◆ DATA EXCERPT:
▼▼▼

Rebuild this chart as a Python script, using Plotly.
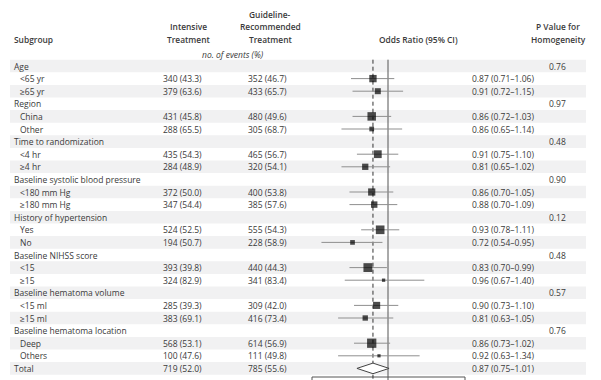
import math
import plotly.graph_objects as go

# ---------------- data ----------------
labels = ["Age", "<65 yr", "≥65 yr", "Region", "China", "Other",
          "Time to randomization", "<4 hr", "≥4 hr",
          "Baseline systolic blood pressure", "<180 mm Hg", "≥180 mm Hg",
          "History of hypertension", "Yes", "No",
          "Baseline NIHSS score", "<15", "≥15",
          "Baseline hematoma volume", "<15 ml", "≥15 ml",
          "Baseline hematoma location", "Deep", "Others", "Total"]
is_group = [True, False, False, True, False, False, True, False, False,
            True, False, False, True, False, False, True, False, False,
            True, False, False, True, False, False, False]
int_events = [None, 340, 379, None, 431, 288, None, 435, 284, None, 372, 347,
              None, 524, 194, None, 393, 324, None, 285, 383, None, 568, 100, 719]
int_pct = [None, 43.3, 63.6, None, 45.8, 65.5, None, 54.3, 48.9, None, 50.0, 54.4,
           None, 52.5, 50.7, None, 39.8, 82.9, None, 39.3, 69.1, None, 53.1, 47.6, 52.0]
gd_events = [None, 352, 433, None, 480, 305, None, 465, 320, None, 400, 385,
             None, 555, 228, None, 440, 341, None, 309, 416, None, 614, 111, 785]
gd_pct = [None, 46.7, 65.7, None, 49.6, 68.7, None, 56.7, 54.1, None, 53.8, 57.6,
          None, 54.3, 58.9, None, 44.3, 83.4, None, 42.0, 73.4, None, 56.9, 49.8, 55.6]
odds = [None, 0.87, 0.91, None, 0.86, 0.86, None, 0.91, 0.81, None, 0.86, 0.88,
        None, 0.93, 0.72, None, 0.83, 0.96, None, 0.90, 0.81, None, 0.86, 0.92, 0.87]
ci_low = [None, 0.71, 0.72, None, 0.72, 0.65, None, 0.75, 0.65, None, 0.70, 0.70,
          None, 0.78, 0.54, None, 0.70, 0.67, None, 0.73, 0.63, None, 0.73, 0.63, 0.75]
ci_high = [None, 1.06, 1.15, None, 1.03, 1.14, None, 1.10, 1.02, None, 1.05, 1.09,
           None, 1.11, 0.95, None, 0.99, 1.40, None, 1.10, 1.05, None, 1.02, 1.34, 1.01]
p_homog = ["0.76", None, None, "0.97", None, None, "0.48", None, None, "0.90", None, None,
           "0.12", None, None, "0.48", None, None, "0.57", None, None, "0.76", None, None, None]

# ---------------- style / layout constants ----------------
PAGE_W, PAGE_H = 601, 380
OFF = 8                          # default body margin of the html page
W, H = PAGE_W - OFF, PAGE_H - OFF
ROW0, ROWH = 66.0, 12.6          # page-pixel centre of first row, row height
FONT = "Open Sans"
TXT = "#3a3a3a"
SHADE = "#f1f1f2"
FS = 8.5
n = len(labels)
total_idx = n - 1
rows = list(range(n))

def py(p):  # page pixel y -> paper y
    return 1 - (p - OFF) / H

# log-x mapping: OR=1 at page pixel 388, ~248.7 px per decade
PX1, PXD = 388.0, 248.7
xr = [(OFF - PX1) / PXD, (PAGE_W - PX1) / PXD]
yr = [(PAGE_H - ROW0) / ROWH, (OFF - ROW0) / ROWH]

fig = go.Figure()

# reference lines
fig.add_trace(go.Scatter(x=[1, 1], y=[-0.5, yr[0] + 1], mode="lines",
                         line=dict(color="#555555", width=1), hoverinfo="skip",
                         showlegend=False))
fig.add_trace(go.Scatter(x=[odds[total_idx]] * 2, y=[-0.5, yr[0] + 1], mode="lines",
                         line=dict(color="#333333", width=1, dash="4px,3px"),
                         hoverinfo="skip", showlegend=False))

# CI lines
cx, cy = [], []
for i in rows:
    if odds[i] is not None and i != total_idx:
        cx += [ci_low[i], ci_high[i], None]
        cy += [i, i, None]
fig.add_trace(go.Scatter(x=cx, y=cy, mode="lines",
                         line=dict(color="#8f8f8f", width=1),
                         hoverinfo="skip", showlegend=False))

# squares (size from precision)
sx, sy, ss = [], [], []
for i in rows:
    if odds[i] is not None and i != total_idx:
        w = math.log(ci_high[i] / ci_low[i])
        sx.append(odds[i]); sy.append(i)
        ss.append(8.5 * (0.358 / w) ** 1.3)
fig.add_trace(go.Scatter(x=sx, y=sy, mode="markers",
                         marker=dict(symbol="square", size=ss, color="#000000",
                                     line=dict(width=0)),
                         hoverinfo="skip", showlegend=False))

# overall diamond
t = total_idx
hh = 0.42
fig.add_trace(go.Scatter(
    x=[ci_low[t], odds[t], ci_high[t], odds[t], ci_low[t]],
    y=[t, t - hh, t, t + hh, t], mode="lines", fill="toself", fillcolor="white",
    line=dict(color="#444444", width=1), hoverinfo="skip", showlegend=False))

# ---------------- text ----------------
ann = []
def A(x, y, text, xanchor="left", yref="y", size=FS, weight="normal", italic=False):
    s = text
    if italic:
        s = "<i>" + s + "</i>"
    ann.append(dict(x=x, y=y, xref="x2", yref=yref, text=s, showarrow=False,
                    xanchor=xanchor, yanchor="middle",
                    font=dict(family=FONT, size=size, color=TXT, weight=weight)))

for i in rows:
    A(12 if is_group[i] or i == total_idx else 18, i, labels[i])
    if int_events[i] is not None:
        A(204, i, f"{int_events[i]} ({int_pct[i]:.1f})", xanchor="right")
        A(289, i, f"{gd_events[i]} ({gd_pct[i]:.1f})", xanchor="right")
        A(470, i, f"{odds[i]:.2f} ({ci_low[i]:.2f}–{ci_high[i]:.2f})")
    if p_homog[i] is not None:
        A(568, i, p_homog[i], xanchor="right")

# headers
HS = 8.4
HW = 600
A(12, py(39), "Subgroup", yref="paper", weight=HW, size=HS)
A(188, py(27), "Intensive", xanchor="center", yref="paper", weight=HW, size=HS)
A(188, py(39), "Treatment", xanchor="center", yref="paper", weight=HW, size=HS)
A(270, py(15), "Guideline-", xanchor="center", yref="paper", weight=HW, size=HS)
A(270, py(27), "Recommended", xanchor="center", yref="paper", weight=HW, size=HS)
A(270, py(39), "Treatment", xanchor="center", yref="paper", weight=HW, size=HS)
A(233, py(54), "no. of events (%)", xanchor="center", yref="paper", italic=True)
A(418, py(39), "Odds Ratio (95% CI)", xanchor="center", yref="paper", weight=HW, size=HS)
A(558, py(27), "P Value for", xanchor="center", yref="paper", weight=HW, size=HS)
A(558, py(39), "Homogeneity", xanchor="center", yref="paper", weight=HW, size=HS)

# shading + bottom box
shapes = []
for i in rows:
    if i % 2 == 0:
        shapes.append(dict(type="rect", xref="x2", yref="y", x0=10, x1=586,
                           y0=i - 0.5, y1=i + 0.5, fillcolor=SHADE,
                           line=dict(width=0), layer="below"))
shapes.append(dict(type="rect", xref="x2", yref="paper", x0=312, x1=465,
                   y0=-0.1, y1=py(377), line=dict(color="#555555", width=1),
                   fillcolor="rgba(0,0,0,0)", layer="below"))

fig.update_layout(
    width=W, height=H, margin=dict(l=0, r=0, t=0, b=0),
    paper_bgcolor="white", plot_bgcolor="rgba(0,0,0,0)",
    xaxis=dict(type="log", range=xr, visible=False, fixedrange=True),
    xaxis2=dict(range=[OFF, PAGE_W], visible=False, overlaying="x", fixedrange=True),
    yaxis=dict(range=yr, visible=False, fixedrange=True),
    annotations=ann, shapes=shapes, showlegend=False,
)

fig.write_html("out.html")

▲▲▲

◆ STATED PROBLEM: Pictures are excluded: retype only the lines from the beginning of the listing above through the line with "import plotly.graph_objects as go", both included.

◆ CORRECT OUTPUT:
Rebuild this chart as a Python script, using Plotly.
import math
import plotly.graph_objects as go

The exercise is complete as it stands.